Epithelial-Mesenchymal Transition: Molecular Mechanisms of Retinal Pigment Epithelial Cell Activation

Activated cells of human retinal pigment epithelium (RPE) are the main effector cells in the process of fibrosis, the main pathological manifestation of proliferative vitreoretinal diseases of the retina. In the case of rhegmatogenous retinal detachment, resting RPE cells are activated and gain the phenotype of fibroblast- and myofibroblast-like cells, which intensively proliferate and migrate to the epiretinal space, where they create a favorable microenvironment for the development of fibrosis and/or contribute to its progression. The increased contractility of cells eventually leads to traction retinal detachment and loss of visual acuity.

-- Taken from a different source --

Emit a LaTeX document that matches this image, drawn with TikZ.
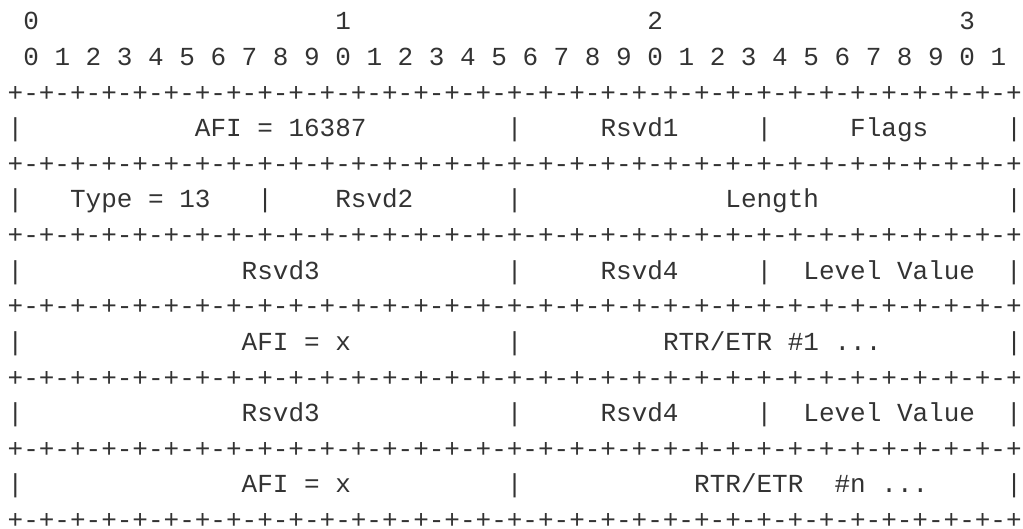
\documentclass[tikz,border=0pt]{standalone}
\usepackage{fontspec}
\newfontfamily\asciifont{Liberation Mono}
\definecolor{ink}{HTML}{333333}
\newdimen\chwd \chwd=15.6025pt
\newcommand\Sp[1]{\hskip #1\chwd\relax}
\newcommand\brdx{-+-+-+-+-+-+-+-+}
\newcommand\brd{+\brdx\brdx\brdx\brdx}
\newcommand\asciisetup{\asciifont\fontsize{26pt}{35.6pt}\selectfont\spaceskip=15.6025pt\relax\xspaceskip=15.6025pt\relax}
\tikzset{
  ln/.style={anchor=base west, inner sep=0pt, outer sep=0pt, text=ink,
    font=\asciisetup}
}
\begin{document}
\begin{tikzpicture}[x=1pt,y=1pt]
\useasboundingbox (0,0) rectangle (1023,-529);
\node[ln] (l0)  at (7.7,-30.0)  {\Sp{1}0\Sp{19}1\Sp{19}2\Sp{19}3};
\node[ln] (l1)  at (7.7,-65.6)  {\Sp{1}0 1 2 3 4 5 6 7 8 9 0 1 2 3 4 5 6 7 8 9 0 1 2 3 4 5 6 7 8 9 0 1};
\node[ln] (l2)  at (7.7,-101.2) {\brd};
\node[ln] (l3)  at (7.7,-136.8) {|\Sp{11}AFI = 16387\Sp{9}|\Sp{5}Rsvd1\Sp{5}|\Sp{5}Flags\Sp{5}|};
\node[ln] (l4)  at (7.7,-172.4) {\brd};
\node[ln] (l5)  at (7.7,-208.0) {|\Sp{3}Type = 13\Sp{3}|\Sp{4}Rsvd2\Sp{6}|\Sp{13}Length\Sp{12}|};
\node[ln] (l6)  at (7.7,-243.6) {\brd};
\node[ln] (l7)  at (7.7,-279.2) {|\Sp{14}Rsvd3\Sp{12}|\Sp{5}Rsvd4\Sp{5}|\Sp{2}Level Value\Sp{2}|};
\node[ln] (l8)  at (7.7,-314.8) {\brd};
\node[ln] (l9)  at (7.7,-350.4) {|\Sp{14}AFI = x\Sp{10}|\Sp{9}RTR/ETR \#1 ...\Sp{8}|};
\node[ln] (l10) at (7.7,-386.0) {\brd};
\node[ln] (l11) at (7.7,-421.6) {|\Sp{14}Rsvd3\Sp{12}|\Sp{5}Rsvd4\Sp{5}|\Sp{2}Level Value\Sp{2}|};
\node[ln] (l12) at (7.7,-457.2) {\brd};
\node[ln] (l13) at (7.7,-492.8) {|\Sp{14}AFI = x\Sp{10}|\Sp{11}RTR/ETR\Sp{2}\#n ...\Sp{5}|};
\node[ln] (l14) at (7.7,-528.4) {\brd};
\end{tikzpicture}
\end{document}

To date, various cellular signals have been identified that promote the activation of RPE cells, such as transforming growth factor beta, fibroblast growth factor-2, platelet-derived growth factor, mitogen-activated protein kinase, Smads, and NF-kappa B. Therefore, studying the role of these factors and signaling pathways in the activation of RPE cells will contribute to the development of therapeutic strategies and provide new opportunities for the treatment of retinal diseases. The review summarizes current knowledge about stimulating factors and signaling pathways in regulating cellular and molecular mechanisms of dedifferentiation and epithelial-mesenchymal transition (EMT) of RPE cells, which were largely determined by studying the effects of various signaling molecules in vitro. In addition, the role of microRNAs in regulating the TGF-beta signaling pathway and EMT is discussed, and promising therapeutic agents are considered.